▽
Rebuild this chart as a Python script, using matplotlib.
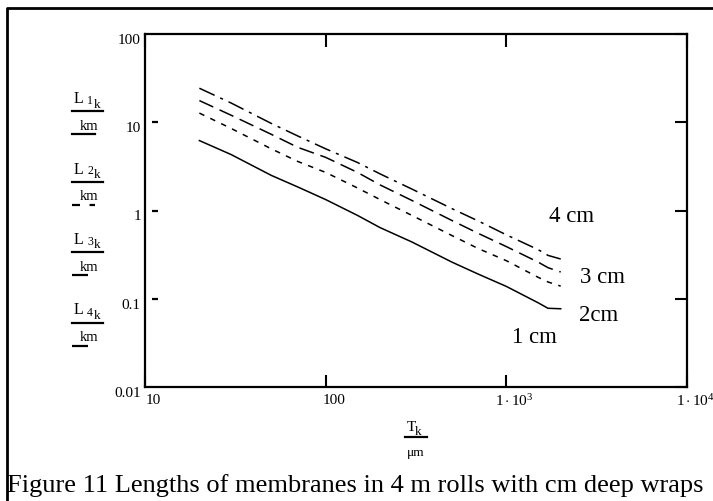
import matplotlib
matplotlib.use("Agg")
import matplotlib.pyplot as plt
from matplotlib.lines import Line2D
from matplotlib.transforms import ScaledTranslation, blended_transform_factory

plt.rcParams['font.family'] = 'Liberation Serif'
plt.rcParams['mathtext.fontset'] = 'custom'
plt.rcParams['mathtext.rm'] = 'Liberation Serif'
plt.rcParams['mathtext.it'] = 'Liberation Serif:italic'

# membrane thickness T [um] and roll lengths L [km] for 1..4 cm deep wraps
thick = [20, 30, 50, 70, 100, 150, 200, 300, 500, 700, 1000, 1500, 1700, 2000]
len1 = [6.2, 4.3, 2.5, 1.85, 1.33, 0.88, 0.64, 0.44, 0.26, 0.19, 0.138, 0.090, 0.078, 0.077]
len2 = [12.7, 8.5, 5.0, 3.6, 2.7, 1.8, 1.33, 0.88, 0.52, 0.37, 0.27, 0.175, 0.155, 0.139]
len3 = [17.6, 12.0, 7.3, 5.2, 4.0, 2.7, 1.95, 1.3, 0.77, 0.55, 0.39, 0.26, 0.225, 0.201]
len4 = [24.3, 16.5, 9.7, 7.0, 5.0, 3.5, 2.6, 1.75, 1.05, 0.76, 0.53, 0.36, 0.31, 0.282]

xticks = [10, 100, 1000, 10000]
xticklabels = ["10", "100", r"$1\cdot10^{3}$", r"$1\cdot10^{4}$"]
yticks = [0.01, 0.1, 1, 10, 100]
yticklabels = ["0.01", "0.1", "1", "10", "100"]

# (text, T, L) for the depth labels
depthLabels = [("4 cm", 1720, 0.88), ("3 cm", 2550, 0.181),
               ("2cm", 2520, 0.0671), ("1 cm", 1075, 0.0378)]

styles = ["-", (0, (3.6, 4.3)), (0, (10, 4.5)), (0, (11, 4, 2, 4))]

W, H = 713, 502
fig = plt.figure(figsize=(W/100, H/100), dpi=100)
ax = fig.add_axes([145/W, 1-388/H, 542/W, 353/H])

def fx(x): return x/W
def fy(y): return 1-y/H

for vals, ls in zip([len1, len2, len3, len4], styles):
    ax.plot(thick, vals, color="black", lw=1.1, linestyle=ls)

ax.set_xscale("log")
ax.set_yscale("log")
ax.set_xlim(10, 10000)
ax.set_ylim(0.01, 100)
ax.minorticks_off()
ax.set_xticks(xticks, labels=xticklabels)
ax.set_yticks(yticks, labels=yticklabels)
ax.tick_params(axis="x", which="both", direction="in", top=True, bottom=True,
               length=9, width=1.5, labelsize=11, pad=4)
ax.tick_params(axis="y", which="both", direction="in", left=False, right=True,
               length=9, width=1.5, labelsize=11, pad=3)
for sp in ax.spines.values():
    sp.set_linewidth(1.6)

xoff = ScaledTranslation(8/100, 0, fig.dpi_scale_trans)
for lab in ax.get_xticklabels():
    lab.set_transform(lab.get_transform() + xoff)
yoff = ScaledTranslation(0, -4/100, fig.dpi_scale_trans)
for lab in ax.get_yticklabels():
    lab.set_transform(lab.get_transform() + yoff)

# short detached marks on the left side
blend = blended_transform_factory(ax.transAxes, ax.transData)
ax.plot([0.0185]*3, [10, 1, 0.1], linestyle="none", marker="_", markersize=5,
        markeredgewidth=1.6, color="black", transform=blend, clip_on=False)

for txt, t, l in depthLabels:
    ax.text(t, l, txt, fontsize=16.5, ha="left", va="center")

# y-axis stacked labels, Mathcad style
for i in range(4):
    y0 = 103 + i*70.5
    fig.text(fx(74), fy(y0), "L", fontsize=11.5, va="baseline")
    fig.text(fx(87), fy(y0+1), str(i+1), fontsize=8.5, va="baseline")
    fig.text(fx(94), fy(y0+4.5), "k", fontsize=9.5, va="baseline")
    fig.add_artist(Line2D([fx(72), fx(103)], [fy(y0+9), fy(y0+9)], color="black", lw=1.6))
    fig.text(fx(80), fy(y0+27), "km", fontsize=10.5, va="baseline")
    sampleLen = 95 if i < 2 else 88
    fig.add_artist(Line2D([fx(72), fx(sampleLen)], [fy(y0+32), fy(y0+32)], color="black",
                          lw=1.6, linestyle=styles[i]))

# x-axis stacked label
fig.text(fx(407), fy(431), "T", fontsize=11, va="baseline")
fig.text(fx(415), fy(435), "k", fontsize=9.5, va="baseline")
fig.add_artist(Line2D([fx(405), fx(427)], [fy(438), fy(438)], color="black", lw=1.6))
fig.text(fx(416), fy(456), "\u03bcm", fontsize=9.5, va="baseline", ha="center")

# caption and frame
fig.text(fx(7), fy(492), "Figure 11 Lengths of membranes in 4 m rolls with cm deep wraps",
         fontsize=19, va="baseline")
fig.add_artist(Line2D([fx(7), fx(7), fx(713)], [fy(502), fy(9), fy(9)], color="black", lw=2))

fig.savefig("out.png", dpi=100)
△
Copy, from the material, each line that holds the string "matplotlib".

*Written reply*:
Rebuild this chart as a Python script, using matplotlib.
import matplotlib
matplotlib.use("Agg")
import matplotlib.pyplot as plt
from matplotlib.lines import Line2D
from matplotlib.transforms import ScaledTranslation, blended_transform_factory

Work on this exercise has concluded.